Netflix is “pleased with the growth that we’re seeing” in its ad-supported tier since its launch nine weeks ago, said Jeremi Gorman, president of worldwide advertising.
Gorman, speaking Friday at Variety’s Entertainment Summit at CES, declined to break out subscriber numbers (Netflix reports fourth-quarter 2022 earnings on Jan. 19). However, she said, “You would be able to see if I was a concerned human — I wear it on my face.” (Watch the full interview above between Gorman and Andrew Wallenstein, president and chief media analyst, Variety Intelligence Platform.)
Gorman, who joined the streamer last year from Snap, where she was chief business officer, said the expectation is for Netflix’s ad tier to be at least revenue neutral — if not positive. About the risk of cannibalizing Netflix’s subscribers who pay for no ads, Gorman said, “The whole goal of it is customer choice… Historically with Netflix, people stay on the plan they originally subscribed to.”
Netflix Basic With Ads launched in the U.S. on Nov. 3 at $6.99 per month (30% less than the the regular Basic plan without ads, at $9.99 per month). The ad-supported package is available in 12 countries: Australia, Brazil, Canada, France, Germany, Italy, Japan, Mexico, South Korea, Spain, the U.K. and the U.S.
Early data from research firm Antenna, published last month, indicated that Netflix’s ad-supported tier is seeing a relatively slow uptake. Netflix has disputed the accuracy of Antenna’s data.
Netflix Basic With Ads excludes some popular TV series and movies, including “House of Cards,” “New Girl” and “The Good Place,” for which Netflix does not currently have rights to serve advertising. (Netflix says 5%-10% of total titles are unavailable in the ad tier, depending on market.) “The vast majority” of Netflix content is available on the ad tier, Gorman said, and reiterated that the streamer is working to renegotiate deals to bring more shows and movies to the offering and at some point “hopefully have everything available.”
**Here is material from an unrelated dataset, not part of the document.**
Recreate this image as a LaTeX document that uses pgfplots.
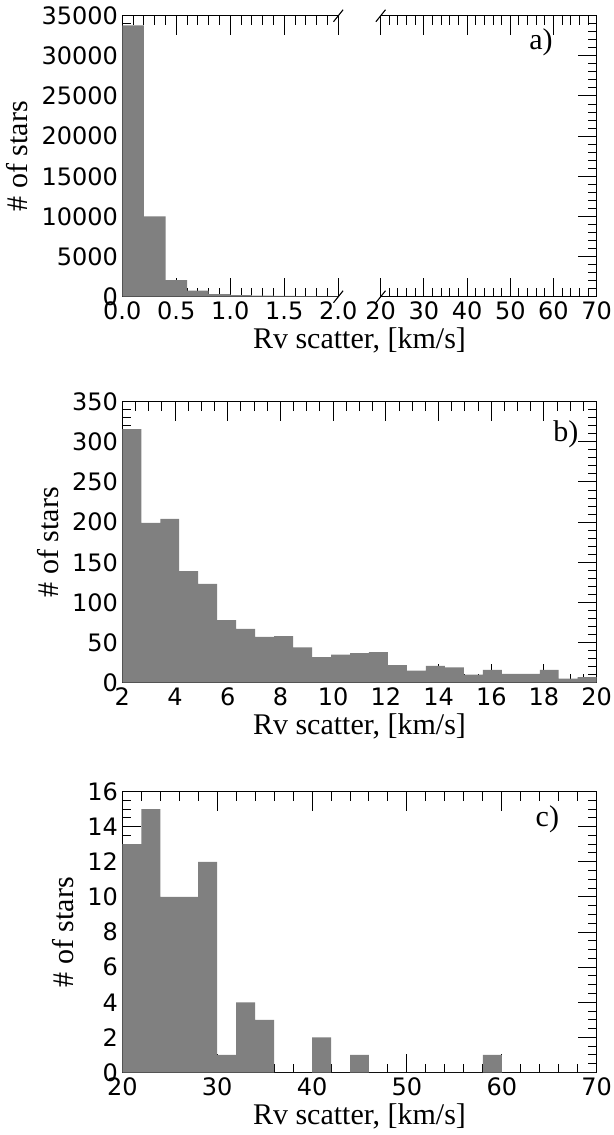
\documentclass[border=0pt]{standalone}
\usepackage{fontspec}
\setmainfont{Liberation Serif}
\newfontfamily\dejavu{DejaVu Sans}
\usepackage{pgfplots}
\pgfplotsset{compat=1.18}

\tikzset{brk/.style={line width=0.55bp}}
\pgfplotsset{
  rvstyle/.style={
    scale only axis,
    anchor=south west,
    height=140.5bp,
    ymin=0,
    clip=false,
    major tick length=9.5bp,
    minor tick length=4.5bp,
    tick style={black, line width=0.5bp},
    axis line style={line width=0.65bp},
    ticklabel style={font=\dejavu\fontsize{12bp}{14bp}\selectfont},
    /pgf/number format/assume math mode=true,
    /pgf/number format/1000 sep={},
    scaled ticks=false,
    xticklabel style={inner ysep=2.3bp},
    yticklabel style={inner xsep=2bp},
    xlabel style={font=\fontsize{15bp}{17bp}\selectfont, inner ysep=1.5bp},
    ylabel style={font=\fontsize{15bp}{17bp}\selectfont, inner ysep=4.5bp},
  },
  bars/.style={const plot, fill=black!50, draw=none},
}

\begin{document}
\begin{tikzpicture}
\useasboundingbox (0,0) rectangle (307bp,-567.5bp);

% ---------------- panel a, left part ----------------
\begin{axis}[rvstyle, name=a1,
  at={(61.15bp,-148.35bp)}, width=108bp,
  xmin=0, xmax=2, ymax=35000,
  axis x line*=box, axis y line*=left, tick align=inside,
  xtick={0,0.5,1,1.5,2}, xticklabels={0.0,0.5,1.0,1.5,2.0},
  ytick={0,5000,...,35000},
  minor x tick num=4, minor y tick num=4,
  ylabel={\# of stars},
  xlabel={Rv scatter, [km/s]},
  xlabel style={at={(ticklabel cs:1.098)}},
]
\addplot[bars] coordinates {
  (0.0,33800) (0.2,10000) (0.4,2080) (0.6,750) (0.8,330)
  (1.0,200) (1.2,130) (1.4,90) (1.6,60) (1.8,40) (2.0,40)
} \closedcycle;
\draw[brk] ([xshift=-2.4bp,yshift=-3bp]rel axis cs:1,0) -- ([xshift=2.4bp,yshift=3bp]rel axis cs:1,0);
\draw[brk] ([xshift=-2.4bp,yshift=-3bp]rel axis cs:1,1) -- ([xshift=2.4bp,yshift=3bp]rel axis cs:1,1);
\end{axis}

% ---------------- panel a, right part ----------------
\begin{axis}[rvstyle, name=a2,
  at={(190.35bp,-148.35bp)}, width=108bp,
  xmin=20, xmax=70, ymax=35000,
  axis x line*=box, axis y line*=right, tick align=inside,
  xtick={20,30,...,70},
  ytick={0,5000,...,35000}, yticklabels={},
  minor x tick num=4, minor y tick num=4,
]
\draw[brk] ([xshift=-2.4bp,yshift=-3bp]rel axis cs:0,0) -- ([xshift=2.4bp,yshift=3bp]rel axis cs:0,0);
\draw[brk] ([xshift=-2.4bp,yshift=-3bp]rel axis cs:0,1) -- ([xshift=2.4bp,yshift=3bp]rel axis cs:0,1);
\node[font=\fontsize{15bp}{17bp}\selectfont] at (rel axis cs:0.742,0.906) {a)};
\end{axis}

% ---------------- panel b ----------------
\begin{axis}[rvstyle,
  at={(61.15bp,-341.35bp)}, width=237.2bp,
  xmin=2, xmax=20, ymax=350,
  tick align=inside,
  xtick={2,4,...,20}, ytick={0,50,...,350},
  minor x tick num=3, minor y tick num=4,
  ylabel={\# of stars},
  xlabel={Rv scatter, [km/s]},
]
\addplot[bars] coordinates {
  (2.00,316) (2.72,199) (3.44,204) (4.16,139) (4.88,123)
  (5.60,78) (6.32,67) (7.04,57) (7.76,58) (8.48,44)
  (9.20,32) (9.92,35) (10.64,37) (11.36,38) (12.08,22)
  (12.80,15) (13.52,21) (14.24,19) (14.96,10) (15.68,16)
  (16.40,11) (17.12,11) (17.84,16) (18.56,5) (19.28,7) (20.00,7)
} \closedcycle;
\node[font=\fontsize{15bp}{17bp}\selectfont] at (rel axis cs:0.935,0.885) {b)};
\end{axis}

% ---------------- panel c ----------------
\begin{axis}[rvstyle,
  at={(61.15bp,-536.25bp)}, width=237.2bp,
  xmin=20, xmax=70, ymax=16,
  tick align=inside,
  xtick={20,30,...,70}, ytick={0,2,...,16},
  minor x tick num=4, minor y tick num=3,
  ylabel={\# of stars},
  xlabel={Rv scatter, [km/s]},
]
\addplot[bars] coordinates {
  (20,13) (22,15) (24,10) (26,10) (28,12) (30,1) (32,4) (34,3)
  (36,0) (38,0) (40,2) (42,0) (44,1) (46,0) (48,0) (50,0)
  (52,0) (54,0) (56,0) (58,1) (60,0) (62,0) (64,0) (66,0) (68,0) (70,0)
} \closedcycle;
\node[font=\fontsize{15bp}{17bp}\selectfont] at (rel axis cs:0.896,0.9) {c)};
\end{axis}
\end{tikzpicture}
\end{document}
Meanwhile, subscribers on the ad-supported plan, which serves up about 4-5 minutes of commercials per hour of content, can’t download titles for offline viewing. The service also is limited to a single 720p HD stream at a time (as is the case for Netflix Basic without ads).
Gorman described her decision to join Netflix as “an amazing opportunity to reach this engaged audience, with this extraordinary content, in a place where marketers have never been able to reach them before,” Gorman said. “It felt like kind of a no-brainer.”
Netflix is sticking with traditional 15- and 30-second ads for now, but longer term the company plans to broaden the ad formats to target viewers differently, Gorman said. For example, Netflix expects to introduce single-show sponsorships; it could introduce the ability for marketers to target ads in “gift-giving moments” regardless of content; and add the ability to target ads based on demographic data like age and gender. “We did launch with MVP,” she said, meaning “minimum viable product.”
Netflix’s ad-supported service is serving ads through a partnership with Microsoft and its Xandr platform. Gorman said there’s a “broad swath” of advertisers in the initial mix for the ad-supported tier, including consumer packaged goods, automotive, retail and luxury marketers.
Netflix comes to the ad market after years of execs resisting the move. Today, most large streaming services offer an ad-based option, including Disney+, which launched a cheaper plan with advertising in December in the U.S. “I think it’s a rising-tide-rises-all-boats situation, for connected TV in general, for ad-supported streaming services, for customer choice,” Gorman said about the competitive landscape. “Each of the companies is really compelling another company to make extraordinary content.”